--- Listed records ---
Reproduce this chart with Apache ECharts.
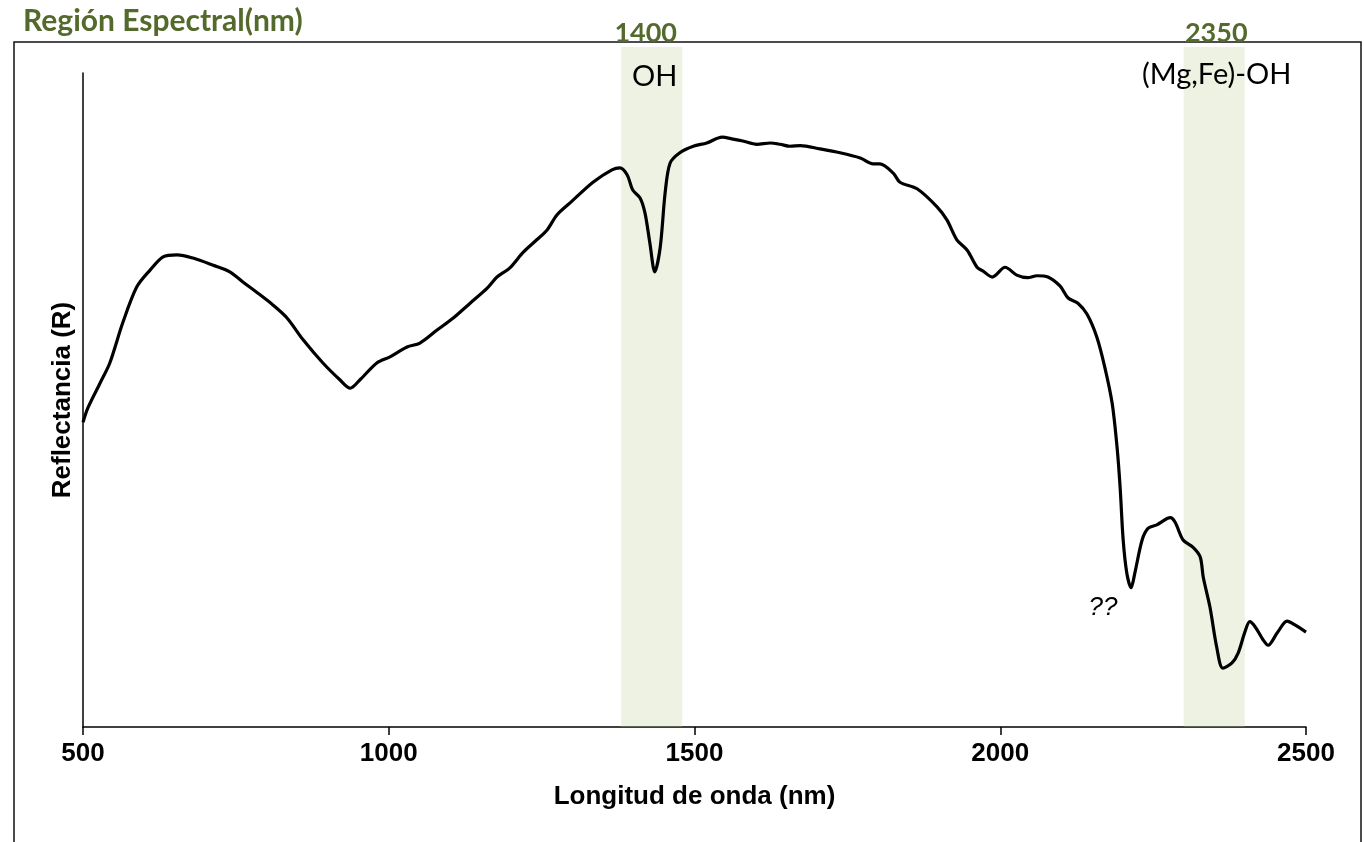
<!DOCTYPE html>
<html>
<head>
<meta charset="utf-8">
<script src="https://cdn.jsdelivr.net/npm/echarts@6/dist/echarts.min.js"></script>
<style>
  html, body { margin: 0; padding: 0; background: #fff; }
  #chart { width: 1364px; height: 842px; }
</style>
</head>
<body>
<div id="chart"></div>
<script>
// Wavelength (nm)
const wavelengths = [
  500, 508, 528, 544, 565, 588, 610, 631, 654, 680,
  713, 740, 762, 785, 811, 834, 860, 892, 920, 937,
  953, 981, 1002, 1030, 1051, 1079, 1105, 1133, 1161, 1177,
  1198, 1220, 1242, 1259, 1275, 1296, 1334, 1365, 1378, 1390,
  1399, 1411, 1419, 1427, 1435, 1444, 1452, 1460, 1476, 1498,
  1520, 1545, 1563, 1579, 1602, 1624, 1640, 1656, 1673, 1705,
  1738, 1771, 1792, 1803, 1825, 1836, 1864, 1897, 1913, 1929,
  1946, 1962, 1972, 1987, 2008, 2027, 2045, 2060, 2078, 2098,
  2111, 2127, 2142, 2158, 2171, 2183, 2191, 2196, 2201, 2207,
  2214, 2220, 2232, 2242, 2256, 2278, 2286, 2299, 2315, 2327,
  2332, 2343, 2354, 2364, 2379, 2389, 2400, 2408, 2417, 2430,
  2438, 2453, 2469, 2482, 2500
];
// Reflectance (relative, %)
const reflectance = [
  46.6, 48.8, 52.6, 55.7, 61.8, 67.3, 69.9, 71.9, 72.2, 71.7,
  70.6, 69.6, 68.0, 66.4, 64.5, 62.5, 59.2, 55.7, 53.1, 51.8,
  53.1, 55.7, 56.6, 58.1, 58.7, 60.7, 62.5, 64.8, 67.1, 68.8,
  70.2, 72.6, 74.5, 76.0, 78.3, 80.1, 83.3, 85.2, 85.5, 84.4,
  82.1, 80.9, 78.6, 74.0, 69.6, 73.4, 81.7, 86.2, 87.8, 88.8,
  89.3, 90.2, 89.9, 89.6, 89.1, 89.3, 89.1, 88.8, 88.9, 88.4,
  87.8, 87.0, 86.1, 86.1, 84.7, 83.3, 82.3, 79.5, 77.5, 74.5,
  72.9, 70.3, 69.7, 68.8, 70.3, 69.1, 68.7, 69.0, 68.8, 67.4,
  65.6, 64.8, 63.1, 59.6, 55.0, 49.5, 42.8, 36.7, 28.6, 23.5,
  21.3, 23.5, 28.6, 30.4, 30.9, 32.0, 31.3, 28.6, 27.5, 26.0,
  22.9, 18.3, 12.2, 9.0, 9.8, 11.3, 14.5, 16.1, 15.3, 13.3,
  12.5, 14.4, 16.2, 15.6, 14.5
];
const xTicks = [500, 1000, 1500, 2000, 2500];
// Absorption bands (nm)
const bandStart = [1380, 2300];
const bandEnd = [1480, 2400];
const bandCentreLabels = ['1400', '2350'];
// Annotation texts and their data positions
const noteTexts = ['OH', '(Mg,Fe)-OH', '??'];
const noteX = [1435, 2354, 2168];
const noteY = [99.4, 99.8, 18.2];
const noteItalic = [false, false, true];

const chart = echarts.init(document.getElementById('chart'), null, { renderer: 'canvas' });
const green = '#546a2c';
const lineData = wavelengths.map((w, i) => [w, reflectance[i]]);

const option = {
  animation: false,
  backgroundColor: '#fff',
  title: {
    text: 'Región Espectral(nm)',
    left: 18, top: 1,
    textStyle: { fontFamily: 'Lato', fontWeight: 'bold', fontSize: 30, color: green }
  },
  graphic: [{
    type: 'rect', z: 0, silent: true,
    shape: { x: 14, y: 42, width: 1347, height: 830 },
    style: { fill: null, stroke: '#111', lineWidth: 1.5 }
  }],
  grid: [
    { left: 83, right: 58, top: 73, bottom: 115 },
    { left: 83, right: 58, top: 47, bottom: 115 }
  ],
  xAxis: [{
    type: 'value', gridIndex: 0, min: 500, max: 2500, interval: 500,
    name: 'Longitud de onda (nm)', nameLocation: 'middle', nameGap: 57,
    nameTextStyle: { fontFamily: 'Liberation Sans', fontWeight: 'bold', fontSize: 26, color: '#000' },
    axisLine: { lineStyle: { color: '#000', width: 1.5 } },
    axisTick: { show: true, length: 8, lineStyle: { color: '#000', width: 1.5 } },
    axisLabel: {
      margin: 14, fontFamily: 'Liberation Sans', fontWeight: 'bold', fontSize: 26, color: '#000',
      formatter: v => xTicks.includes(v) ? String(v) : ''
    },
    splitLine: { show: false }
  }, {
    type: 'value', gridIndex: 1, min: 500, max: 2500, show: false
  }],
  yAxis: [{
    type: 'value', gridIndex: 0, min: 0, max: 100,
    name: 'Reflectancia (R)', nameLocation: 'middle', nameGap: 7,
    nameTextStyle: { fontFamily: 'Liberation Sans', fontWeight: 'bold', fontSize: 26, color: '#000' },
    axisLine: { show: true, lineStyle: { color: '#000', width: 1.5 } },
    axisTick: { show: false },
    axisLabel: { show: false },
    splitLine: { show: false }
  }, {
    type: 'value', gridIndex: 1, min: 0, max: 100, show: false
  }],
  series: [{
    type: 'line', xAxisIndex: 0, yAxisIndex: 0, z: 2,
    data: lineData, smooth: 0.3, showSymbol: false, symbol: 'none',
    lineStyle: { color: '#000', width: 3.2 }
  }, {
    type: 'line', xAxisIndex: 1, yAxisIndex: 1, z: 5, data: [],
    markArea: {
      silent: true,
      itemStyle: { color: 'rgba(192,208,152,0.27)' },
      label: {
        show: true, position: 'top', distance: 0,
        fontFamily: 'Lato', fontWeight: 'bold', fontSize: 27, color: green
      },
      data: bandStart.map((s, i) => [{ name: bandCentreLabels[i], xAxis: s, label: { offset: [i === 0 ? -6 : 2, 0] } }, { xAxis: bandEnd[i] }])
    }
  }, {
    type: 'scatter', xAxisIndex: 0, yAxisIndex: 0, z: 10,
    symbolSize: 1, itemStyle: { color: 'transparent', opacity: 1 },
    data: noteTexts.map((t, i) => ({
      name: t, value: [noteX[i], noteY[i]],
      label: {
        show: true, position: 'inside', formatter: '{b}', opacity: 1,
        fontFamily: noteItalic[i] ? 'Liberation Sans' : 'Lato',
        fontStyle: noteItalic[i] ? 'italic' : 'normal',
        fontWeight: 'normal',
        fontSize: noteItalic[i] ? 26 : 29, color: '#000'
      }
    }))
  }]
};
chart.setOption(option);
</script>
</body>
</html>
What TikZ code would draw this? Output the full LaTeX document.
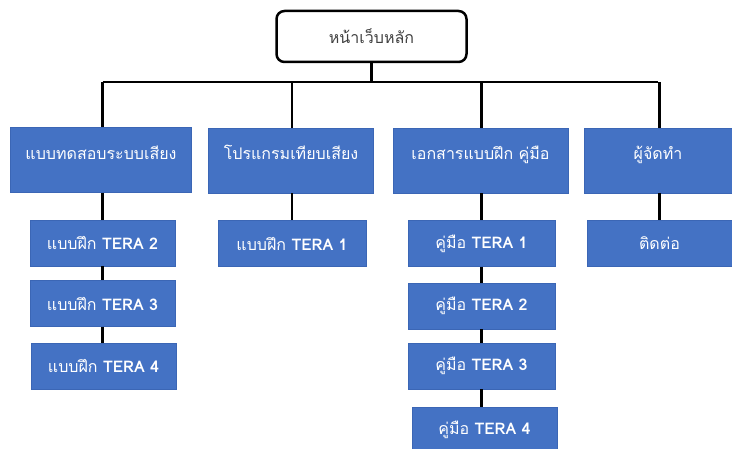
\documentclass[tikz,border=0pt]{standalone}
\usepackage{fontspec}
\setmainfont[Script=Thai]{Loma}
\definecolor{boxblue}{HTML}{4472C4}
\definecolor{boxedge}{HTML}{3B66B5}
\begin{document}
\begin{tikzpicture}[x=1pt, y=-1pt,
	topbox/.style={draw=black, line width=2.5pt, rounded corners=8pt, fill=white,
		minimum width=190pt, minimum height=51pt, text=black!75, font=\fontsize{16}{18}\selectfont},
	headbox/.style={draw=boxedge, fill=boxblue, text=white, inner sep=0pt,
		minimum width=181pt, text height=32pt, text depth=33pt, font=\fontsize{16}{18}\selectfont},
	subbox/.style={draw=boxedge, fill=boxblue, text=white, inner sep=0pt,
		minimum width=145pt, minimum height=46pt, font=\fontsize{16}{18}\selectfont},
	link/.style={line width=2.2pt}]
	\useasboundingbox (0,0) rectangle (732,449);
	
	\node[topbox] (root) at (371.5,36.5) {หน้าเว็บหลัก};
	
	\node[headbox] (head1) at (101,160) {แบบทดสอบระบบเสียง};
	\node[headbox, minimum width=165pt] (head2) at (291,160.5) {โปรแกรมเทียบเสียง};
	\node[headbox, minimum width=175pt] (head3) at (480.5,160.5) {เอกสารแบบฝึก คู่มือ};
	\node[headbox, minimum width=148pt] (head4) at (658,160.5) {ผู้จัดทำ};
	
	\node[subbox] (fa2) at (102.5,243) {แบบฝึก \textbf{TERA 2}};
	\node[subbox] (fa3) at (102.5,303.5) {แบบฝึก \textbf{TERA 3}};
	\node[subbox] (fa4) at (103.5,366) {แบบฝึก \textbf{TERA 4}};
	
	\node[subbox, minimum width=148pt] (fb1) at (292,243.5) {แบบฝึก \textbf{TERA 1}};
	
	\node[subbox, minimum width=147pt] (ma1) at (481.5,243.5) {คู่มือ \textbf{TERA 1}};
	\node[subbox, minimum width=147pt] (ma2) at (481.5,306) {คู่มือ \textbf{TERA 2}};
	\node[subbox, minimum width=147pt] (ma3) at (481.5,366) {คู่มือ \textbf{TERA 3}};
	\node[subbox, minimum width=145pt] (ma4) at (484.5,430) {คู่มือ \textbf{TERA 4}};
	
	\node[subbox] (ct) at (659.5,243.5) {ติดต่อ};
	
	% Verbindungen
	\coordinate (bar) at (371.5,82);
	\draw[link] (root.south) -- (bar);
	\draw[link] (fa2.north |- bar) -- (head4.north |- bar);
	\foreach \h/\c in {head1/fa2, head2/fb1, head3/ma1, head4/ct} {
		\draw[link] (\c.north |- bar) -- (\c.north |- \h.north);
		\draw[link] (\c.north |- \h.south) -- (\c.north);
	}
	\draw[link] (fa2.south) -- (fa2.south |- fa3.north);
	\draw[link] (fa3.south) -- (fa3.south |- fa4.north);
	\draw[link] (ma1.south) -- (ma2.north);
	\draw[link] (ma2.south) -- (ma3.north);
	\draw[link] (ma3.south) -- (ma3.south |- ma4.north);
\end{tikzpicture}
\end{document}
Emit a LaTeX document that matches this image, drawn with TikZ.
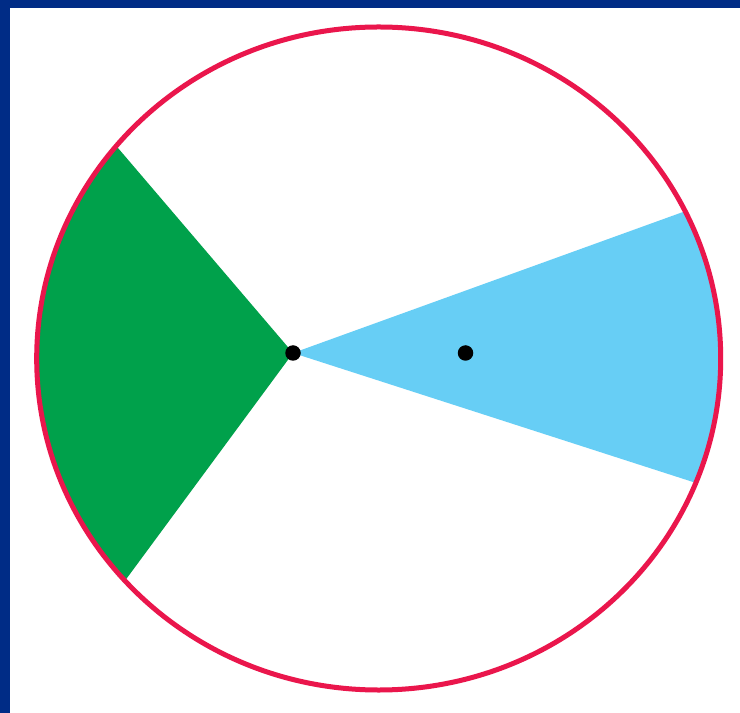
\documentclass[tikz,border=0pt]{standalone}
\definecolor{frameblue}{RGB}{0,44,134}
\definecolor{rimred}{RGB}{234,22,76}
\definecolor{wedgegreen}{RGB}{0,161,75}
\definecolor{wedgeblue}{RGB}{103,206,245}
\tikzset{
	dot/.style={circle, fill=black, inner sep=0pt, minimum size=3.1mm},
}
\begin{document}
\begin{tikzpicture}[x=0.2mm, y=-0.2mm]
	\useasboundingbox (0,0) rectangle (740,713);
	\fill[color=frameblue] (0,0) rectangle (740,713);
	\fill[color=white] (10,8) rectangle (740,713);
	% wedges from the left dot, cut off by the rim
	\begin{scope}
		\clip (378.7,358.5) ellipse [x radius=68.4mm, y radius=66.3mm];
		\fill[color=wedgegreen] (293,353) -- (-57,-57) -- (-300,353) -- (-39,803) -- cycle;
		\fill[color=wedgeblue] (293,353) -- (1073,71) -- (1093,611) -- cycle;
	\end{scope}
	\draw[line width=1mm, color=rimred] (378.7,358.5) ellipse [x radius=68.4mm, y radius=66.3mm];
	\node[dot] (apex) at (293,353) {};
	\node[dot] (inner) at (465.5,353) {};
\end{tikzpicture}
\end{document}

--- What is expected ---
Work out how many lines of the listing above include the word "with". Report only the number.

--- Response to the exercise ---
2